The Environmental Protection Agency has approved farmers in Mississippi and Minnesota to continue using the weedkiller dicamba, which has been blamed for damaging crops and wild vegetation, NPR reports.
Earlier this week, the EPA announced that dicamba, which is produced by Monsanto and was described by the agency as "a valuable pest control tool," can be used on varieties of soybeans and cotton that are resistant to the chemical.
Although dicamba was intended to replace the popular weedkiller glyphosate, which has become less effective against certain weeds, farmers reported widespread damage to non-resistant soybeans and other vegetables, though these complaints decreased in 2018.

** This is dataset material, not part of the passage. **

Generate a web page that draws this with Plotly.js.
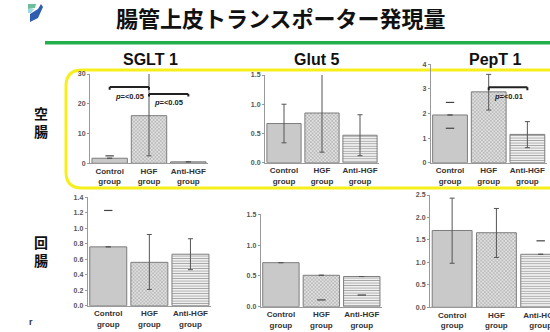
<!DOCTYPE html>
<html><head><meta charset="utf-8">
<script src="https://cdn.plot.ly/plotly-3.0.1.min.js"></script>
<style>html,body{margin:0;padding:0;background:#fff}#c{width:550px;height:332px}</style>
</head><body><div id="c"></div>
<script>
// ---- data ----
const groups = ['Control<br>group', 'HGF<br>group', 'Anti-HGF<br>group'];
const pageTitle = '腸管上皮トランスポーター発現量';
const transporters = ['SGLT 1', 'Glut 5', 'PepT 1'];
const segments = ['空<br>腸', '回<br>腸'];

// jejunum (空腸)
const sglt1JejMean = [1.7, 16.0, 0.5];
const sglt1JejErrUp = [0, 14.3, 0];
const sglt1JejErrDown = [0, 13.5, 0];
const sglt1JejCapHi = [2.5, null, null];
const sglt1JejCapLo = [null, null, null];

const glut5JejMean = [0.67, 0.85, 0.47];
const glut5JejErrUp = [0.33, 0.66, 0.35];
const glut5JejErrDown = [0.33, 0.67, 0.35];
const glut5JejCapHi = [null, null, null];
const glut5JejCapLo = [null, null, null];

const pept1JejMean = [1.94, 2.88, 1.15];
const pept1JejErrUp = [0, 0.71, 0.52];
const pept1JejErrDown = [0, 0.74, 0.54];
const pept1JejCapHi = [2.45, null, null];
const pept1JejCapLo = [1.40, null, null];

// ileum (回腸)
const sglt1IleMean = [0.76, 0.56, 0.665];
const sglt1IleErrUp = [0, 0.36, 0.2];
const sglt1IleErrDown = [0, 0.35, 0.2];
const sglt1IleCapHi = [1.23, null, null];
const sglt1IleCapLo = [null, null, null];

const glut5IleMean = [0.715, 0.51, 0.49];
const glut5IleErrUp = [0, 0, 0];
const glut5IleErrDown = [0, 0, 0];
const glut5IleCapHi = [1.64, null, null];
const glut5IleCapLo = [null, 0.11, 0.19];

const pept1IleMean = [1.71, 1.66, 1.18];
const pept1IleErrUp = [0.72, 0.54, 0];
const pept1IleErrDown = [0.73, 0.55, 0];
const pept1IleCapHi = [null, null, 1.48];
const pept1IleCapLo = [null, null, null];

// y ticks
const sglt1JejTicks = [0, 10, 20, 30];
const glut5JejTicks = [0, 0.5, 1.0, 1.5];
const pept1JejTicks = [0, 1, 2, 3, 4];
const sglt1IleTicks = [0, 0.2, 0.4, 0.6, 0.8, 1.0, 1.2, 1.4];
const glut5IleTicks = [0, 0.5, 1.0, 1.5];
const pept1IleTicks = [0, 0.5, 1.0, 1.5, 2.0, 2.5];

// significance
const sigPanel = [1, 1, 3];
const sigFrom = [0, 1, 1];
const sigTo = [1, 2, 2];
const sigY = [25.6, 23.3, 3.07];
const sigLabel = ['p=<0.05', 'p=<0.05', 'p=<0.01'];

// ---- layout helpers (pixel -> paper) ----
const W = 550, H = 332;
const px = x => x / W;
const py = y => 1 - y / H;

const panels = [
  {mean: sglt1JejMean, up: sglt1JejErrUp, dn: sglt1JejErrDown, hi: sglt1JejCapHi, lo: sglt1JejCapLo, ticks: sglt1JejTicks, fmt: 'd', range: [0, 30], xd: [90, 208], yd: [163.3, 74], xr: [-0.5, 2.5]},
  {mean: glut5JejMean, up: glut5JejErrUp, dn: glut5JejErrDown, hi: glut5JejCapHi, lo: glut5JejCapLo, ticks: glut5JejTicks, fmt: '.1f', range: [0, 1.5], xd: [265, 379], yd: [162.7, 75], xr: [-0.5, 2.5]},
  {mean: pept1JejMean, up: pept1JejErrUp, dn: pept1JejErrDown, hi: pept1JejCapHi, lo: pept1JejCapLo, ticks: pept1JejTicks, fmt: 'd', range: [0, 4], xd: [430.7, 546.7], yd: [162.7, 64.3], xr: [-0.5, 2.5]},
  {mean: sglt1IleMean, up: sglt1IleErrUp, dn: sglt1IleErrDown, hi: sglt1IleCapHi, lo: sglt1IleCapLo, ticks: sglt1IleTicks, fmt: '.1f', range: [0, 1.4], xd: [87.7, 211], yd: [305.7, 197.3], xr: [-0.5, 2.5]},
  {mean: glut5IleMean, up: glut5IleErrUp, dn: glut5IleErrDown, hi: glut5IleCapHi, lo: glut5IleCapLo, ticks: glut5IleTicks, fmt: '.1f', range: [0, 1.5], xd: [260.7, 382], yd: [306.7, 214.3], xr: [-0.5, 2.5]},
  {mean: pept1IleMean, up: pept1IleErrUp, dn: pept1IleErrDown, hi: pept1IleCapHi, lo: pept1IleCapLo, ticks: pept1IleTicks, fmt: '.1f', range: [0, 2.5], xd: [430, 550], yd: [307.3, 195], xr: [-0.5, 2.21]}
];

const barFill = ['#c9c9c9', '#e0e0e0', '#f0f0f0'];
const patFg = ['#c9c9c9', '#b0b0b0', '#cdcdcd'];
const patShape = ['', 'x', '-'];
const tickFont = {family: 'Liberation Sans, Arial', size: 7, color: '#555', weight: 'bold'};
const xFont = {family: 'Liberation Sans, Arial', size: 8, color: '#333', weight: 'bold'};

const traces = [];
const layout = {
  width: W, height: H, margin: {l: 0, r: 0, t: 0, b: 0},
  paper_bgcolor: '#fff', plot_bgcolor: 'rgba(0,0,0,0)',
  showlegend: false, bargap: 0.1,
  shapes: [], annotations: []
};

panels.forEach((p, i) => {
  const n = i + 1;
  const xa = 'x' + (n === 1 ? '' : n), ya = 'y' + (n === 1 ? '' : n);
  traces.push({
    type: 'bar', x: groups, y: p.mean, xaxis: xa, yaxis: ya, cliponaxis: false,
    marker: {color: barFill, line: {color: '#7d7d7d', width: 1},
      pattern: {shape: patShape, fillmode: 'overlay', fgcolor: patFg, size: 2.5, solidity: 0.3}},
    error_y: {type: 'data', symmetric: false, array: p.up, arrayminus: p.dn, color: '#555', thickness: 1, width: 2.5},
    hoverinfo: 'skip'
  });
  traces.push({
    type: 'scatter', mode: 'markers', x: groups.concat(groups), y: p.hi.concat(p.lo),
    xaxis: xa, yaxis: ya, cliponaxis: false,
    marker: {symbol: 'line-ew', size: 6, line: {color: '#444', width: 1.2}}, hoverinfo: 'skip'
  });
  layout['xaxis' + (n === 1 ? '' : n)] = {
    domain: [px(p.xd[0]), px(p.xd[1])], anchor: ya, type: 'category', range: p.xr,
    showline: true, linecolor: '#999', linewidth: 1, ticks: '', showgrid: false, zeroline: false,
    tickfont: xFont, fixedrange: true
  };
  layout['yaxis' + (n === 1 ? '' : n)] = {
    domain: [py(p.yd[0]), py(p.yd[1])], anchor: xa, range: p.range,
    showline: true, linecolor: '#999', linewidth: 1, ticks: 'outside', ticklen: 2, tickcolor: '#999',
    tickvals: p.ticks, tickformat: p.fmt, tickfont: tickFont, showgrid: false, zeroline: false, fixedrange: true
  };
});

// significance brackets
sigPanel.forEach((n, k) => {
  const p = panels[n - 1];
  const xr = 'x' + (n === 1 ? '' : n), yr = 'y' + (n === 1 ? '' : n);
  const tick = (p.range[1] - p.range[0]) * 0.03;
  const ln = {color: '#222', width: 2};
  layout.shapes.push({type: 'line', xref: xr, yref: yr, x0: sigFrom[k], x1: sigTo[k], y0: sigY[k], y1: sigY[k], line: ln});
  layout.shapes.push({type: 'line', xref: xr, yref: yr, x0: sigFrom[k], x1: sigFrom[k], y0: sigY[k], y1: sigY[k] - tick, line: ln});
  layout.shapes.push({type: 'line', xref: xr, yref: yr, x0: sigTo[k], x1: sigTo[k], y0: sigY[k], y1: sigY[k] - tick, line: ln});
  const lbl = sigLabel[k].replace('p', '<i>p</i>').replace('<0', '&lt;0');
  layout.annotations.push({xref: xr, yref: yr, x: (sigFrom[k] + sigTo[k]) / 2, y: sigY[k], yshift: -9, yanchor: 'middle', xanchor: 'center', text: lbl,
    showarrow: false, font: {family: 'Liberation Sans, Arial', size: 7.5, color: '#222', weight: 'bold'}});
});

// decorations: yellow rounded frame, green rule, logo
const P = (x, y) => px(x) + ',' + py(y);
layout.shapes.push({type: 'path', xref: 'paper', yref: 'paper', layer: 'below',
  path: 'M' + P(560, 70) + ' L' + P(82, 70) + ' Q' + P(66, 70) + ' ' + P(66, 86) + ' L' + P(66, 172) + ' Q' + P(66, 188) + ' ' + P(82, 188) + ' L' + P(560, 188),
  line: {color: '#f7ef1c', width: 3}});
layout.shapes.push({type: 'line', xref: 'paper', yref: 'paper', x0: px(45), x1: 1, y0: py(42.8), y1: py(42.8), line: {color: '#22b04c', width: 3.5}});
layout.shapes.push({type: 'path', xref: 'paper', yref: 'paper', fillcolor: '#2d5fae', line: {width: 0},
  path: 'M' + P(30, 14) + ' L' + P(38, 9) + ' L' + P(41, 4) + ' L' + P(43, 7) + ' L' + P(38, 18) + ' L' + P(30, 22) + ' Z'});
layout.shapes.push({type: 'path', xref: 'paper', yref: 'paper', fillcolor: '#6cbf9a', line: {width: 0},
  path: 'M' + P(28, 4) + ' L' + P(36, 4) + ' L' + P(35, 8) + ' L' + P(28, 9) + ' Z'});
layout.shapes.push({type: 'path', xref: 'paper', yref: 'paper', fillcolor: '#9fd8e6', line: {width: 0},
  path: 'M' + P(28, 9) + ' L' + P(34, 9) + ' L' + P(31, 13) + ' L' + P(28, 13) + ' Z'});

// text
const ann = (x, y, text, font) => layout.annotations.push({xref: 'paper', yref: 'paper', x: px(x), y: py(y), text: text,
  showarrow: false, xanchor: 'center', yanchor: 'middle', font: font});
ann(281, 17, pageTitle, {family: 'Noto Sans CJK JP', size: 22, color: '#111', weight: 'bold'});
const subX = [150, 316.7, 495];
transporters.forEach((t, i) => ann(subX[i], 59, t, {family: 'Liberation Sans, Arial', size: 16, color: '#111', weight: 'bold'}));
const segY = [122, 251];
segments.forEach((s, i) => ann(41, segY[i], s, {family: 'Noto Sans CJK JP', size: 14, color: '#111', weight: 'bold'}));
ann(31, 322, 'r', {family: 'Liberation Sans, Arial', size: 9, color: '#333', weight: 'bold'});

Plotly.newPlot('c', traces, layout, {displayModeBar: false, staticPlot: true});
</script></body></html>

The EPA did add more restrictions on how dicamba can be used, but Iowa State University scientist Bob Hartzler, who specializes in weeds, wrote on his website: "I don't think that these new restrictions will have a significant impact on the problems we've seen the past two years."

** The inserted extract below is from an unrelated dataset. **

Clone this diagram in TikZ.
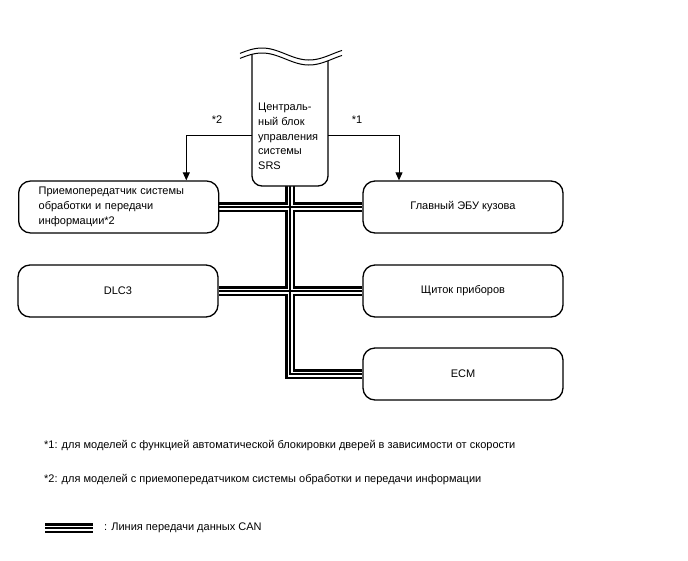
\documentclass[tikz,border=0pt]{standalone}
\usepackage{fontspec}
\setmainfont{Liberation Sans}
\usetikzlibrary{arrows.meta,backgrounds}
\begin{document}
\begin{tikzpicture}[x=1pt,y=-1pt,
  ecu/.style={draw, line width=1.3pt, rounded corners=12pt, minimum width=200pt, minimum height=52pt, fill=white, inner sep=0pt, font=\fontsize{11}{15}\selectfont},
  lbl/.style={font=\fontsize{11}{14.75}\selectfont, inner sep=0pt},
  sig/.style={line width=1pt, -{Triangle[length=8pt,width=7pt]}},
  canA/.style={line width=10.5pt, black},
  canB/.style={line width=5pt, white},
  canC/.style={line width=2.5pt, black}]
\useasboundingbox (0,0) rectangle (688,560);

% ECUs
\node[ecu, text width=160pt, align=left, inner xsep=20pt, anchor=west] (l1) at (18,207) {Приемопередатчик системы\\обработки и передачи\\информации*2};
\node[ecu] (r1) at (463,207) {Главный ЭБУ кузова};
\node[ecu] (l2) at (118,291) {DLC3};
\node[ecu] (r2) at (463,291) {Щиток приборов};
\node[ecu] (ecm) at (463,374) {ECM};

% SRS outline
\coordinate (srsL) at (252,135);
\coordinate (srsR) at (328,135);
\coordinate (srsB) at (290,186);
\draw[line width=1.3pt, fill=white, rounded corners=10pt] (252,54.3) -- (252,186) -- (328,186) -- (328,60.8);
\fill[white] plot[domain=240:342, samples=50, smooth] (\x, {54-6*cos((\x-262)/94*360)}) -- plot[domain=342:240, samples=50, smooth] (\x, {59-6*cos((\x-262)/94*360)}) -- cycle;
\draw[line width=1pt] plot[domain=240:342, samples=50, smooth] (\x, {54-6*cos((\x-262)/94*360)});
\draw[line width=1pt] plot[domain=240:342, samples=50, smooth] (\x, {59-6*cos((\x-262)/94*360)});
\node[lbl, align=left, anchor=west] (srs) at (258,136.5) {Централь-\\ный блок\\управления\\системы\\SRS};

% signal arrows
\draw[sig] (srsL) -| ([xshift=-33pt]l1.north east);
\draw[sig] (srsR) -| ([xshift=-64pt]r1.north);
\node[lbl] (n2) at (217,120) {*2};
\node[lbl] (n1) at (357,120) {*1};

% notes
\node[lbl, anchor=west] (f1) at (44,446) {*1: для моделей с функцией автоматической блокировки дверей в зависимости от скорости};
\node[lbl, anchor=west] (f2) at (44,480) {*2: для моделей с приемопередатчиком системы обработки и передачи информации};
\coordinate (leg1) at (45,528);
\coordinate (leg2) at (93,528);
\node[lbl, anchor=west] (legt) at (104,528) {: Линия передачи данных CAN};

% CAN bus
\begin{pgfonlayer}{background}
\foreach \s in {canA,canB,canC} {
  \draw[\s] (l1.east) -- (r1.west);
  \draw[\s] (l2.east) -- (r2.west);
  \draw[\s] (srsB) |- (ecm.west);
  \draw[\s] (leg1) -- (leg2);
}
\end{pgfonlayer}
\end{tikzpicture}
\end{document}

“The Trump EPA’s reckless re-approval of this dangerous poison ignores the facts on the ground and damage across millions of acres,” Nathan Donley, senior scientist for the nonprofit Center for Biological Diversity, said in a press release. “Simply adding more use restrictions to an uncontrollable pesticide that already comes with 39 pages of instructions and limitations reflects a broken process. Pesticide regulation has been hijacked by pesticide makers.”